A Comment About

The Nightmare of Rationing in Oregon

August 23, 2009 - 12:06 am - by Jeff Emanuel
Jerry
2009-08-24 18:27:52

I am so sorry to be critical of the posters here because I agree with those opposed to radically changing a system that needs only tweaking. However,….

there are issues here that are conflated because – Democrat, Republican, Libertarian, or Socialist – no one is making the distinction between the inequities of the health care system and permission given by the people to change that inequitable system.

In the clearest issue, the rationing of health care that may lead to the death of an individual has NOTHING WHATSOEVER TO DO with whether we allow government to make those decisions for us. We would like everything to be neat. If rationing is necessary, then government seems like the correct agency to be permitted to make that decision.

It is not neat at all. Rationing occurs whether we like it or not. However, consciously handing over power to “a board,” “a panel,” “a committee,” or “a government rule book” is an independent decision from rationing health care services. Anyone who does not believe in the independence of these two operating conditions, does not believe in freedom or the agency of the individual.

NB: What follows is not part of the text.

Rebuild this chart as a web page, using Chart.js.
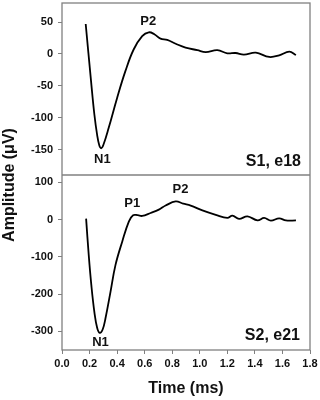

I for one would rather fight to live or give up on my own rather than feel at the mercies of other “well-meaning” humans. It is simply no one else’s business what I do with my life. If you think otherwise, then perforce you have lost the definitions of murder, death-penalty, man-slaughter, etc. from your vocabulary and world view. You have given up “law” as a moderating influence in human life.

While most people on this blog are unconcerned about Jewish legal issues, a point of Jewish law may aid the American debate on health care reform. The current Orthodox Jewish legal state of affairs – as simply as possible – says that that an active caregiver is not required to offer life-saving measures to a a suffering individual (even if that might prolong his life), but once offered, that same person has no right to remove that very same treatment that he did not have to initiate (which would thereby hasten death of the sufferer by the caregiver’s hand). Period! This legal decision prevents institutionalization of murder.